Expected, that is, until the couple took an eight-month road trip after Ms. Little got her master’s degree in public health at the University of North Carolina in Chapel Hill, N.C.

“When we were out west — California, Oregon, Washington, Idaho — we were driving through areas where the whole forest was dead, trees knocked over,” Ms. Little said. “We went through southern Louisiana, which was hit by two hurricanes last year, and whole towns were leveled, with massive trees pulled up by their roots.”

Now 30 and two years into her marriage, Ms. Little feels “the burden of knowledge,” she said. The couple sees mounting disaster when reading the latest climate change reports and Arctic ice forums. Anxiety about having children has set in.

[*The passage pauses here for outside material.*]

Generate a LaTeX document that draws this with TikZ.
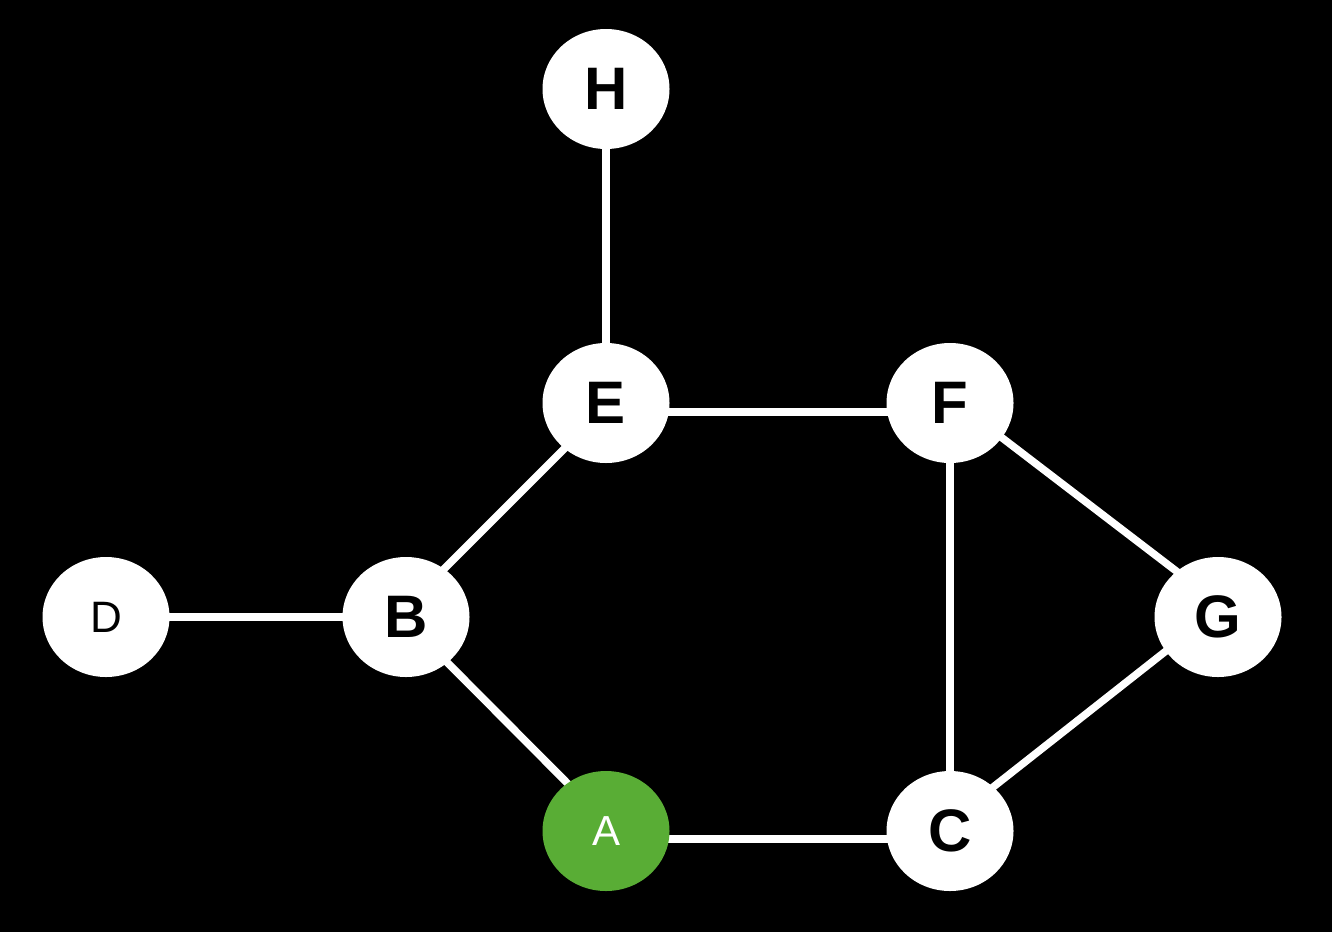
\documentclass[tikz,border=0pt]{standalone}
\usepackage{fontspec}
\setmainfont{Liberation Sans}
\usetikzlibrary{shapes.geometric}
\pgfdeclarelayer{edges}
\pgfdeclarelayer{bg}
\pgfsetlayers{bg,edges,main}
\definecolor{nodegreen}{RGB}{89,173,53}
\tikzset{
  vertex/.style={ellipse, fill=white, draw=none, inner sep=0pt, minimum width=127pt, minimum height=120pt, text=black, font=\fontsize{60}{72}\selectfont\bfseries},
  lightvertex/.style={vertex, font=\fontsize{44}{52}\selectfont},
  startvertex/.style={vertex, fill=nodegreen, text=white, font=\fontsize{42}{50}\selectfont},
  edge/.style={draw=white, line width=7.5pt}
}
\begin{document}
\begin{tikzpicture}[x=1pt, y=-1pt]
\begin{pgfonlayer}{bg}
\fill[black] (0,0) rectangle (1332,932);
\end{pgfonlayer}
\useasboundingbox (0,0) rectangle (1332,932);
\node[vertex] (H) at (606,89) {H};
\node[vertex] (E) at (606,403) {E};
\node[vertex] (F) at (950,403) {F};
\node[lightvertex] (D) at (106,617) {D};
\node[vertex] (B) at (406,617) {B};
\node[vertex] (G) at (1218,617) {G};
\node[startvertex] (A) at (606,831) {A};
\node[vertex] (C) at (950,831) {C};
\begin{pgfonlayer}{edges}
\draw[edge] (H.center) -- (E.center);
\draw[edge] ([yshift=-9pt]E.center) -- ([yshift=-9pt]F.center);
\draw[edge] ([yshift=-4pt]E.center) -- ([yshift=10pt]B.center);
\draw[edge] (D.center) -- (B.center);
\draw[edge] ([yshift=-4pt]B.center) -- ([yshift=9pt]A.center);
\draw[edge] ([yshift=-8pt]A.center) -- ([yshift=-8pt]C.center);
\draw[edge] (F.center) -- (C.center);
\draw[edge] ([yshift=5pt]F.center) -- ([yshift=14pt]G.center);
\draw[edge] ([yshift=7pt]G.center) -- ([yshift=10pt]C.center);
\end{pgfonlayer}
\end{tikzpicture}
\end{document}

“Over the last year I thought, ‘Oh my God, I have to make a decision, it’s not that far away,” she said. “But I don’t know how I could change my mind. Over the next 10 years, I feel like there are only going to be more reasons to not want to have a kid, not the other way around.”

Such fears are not necessarily unfounded. Every new human comes with a carbon footprint.

In a note to investors this past summer, Morgan Stanley analysts concluded that the “movement to not have children owing to fears over climate change is growing and impacting fertility rates quicker than any preceding trend in the field of fertility decline.”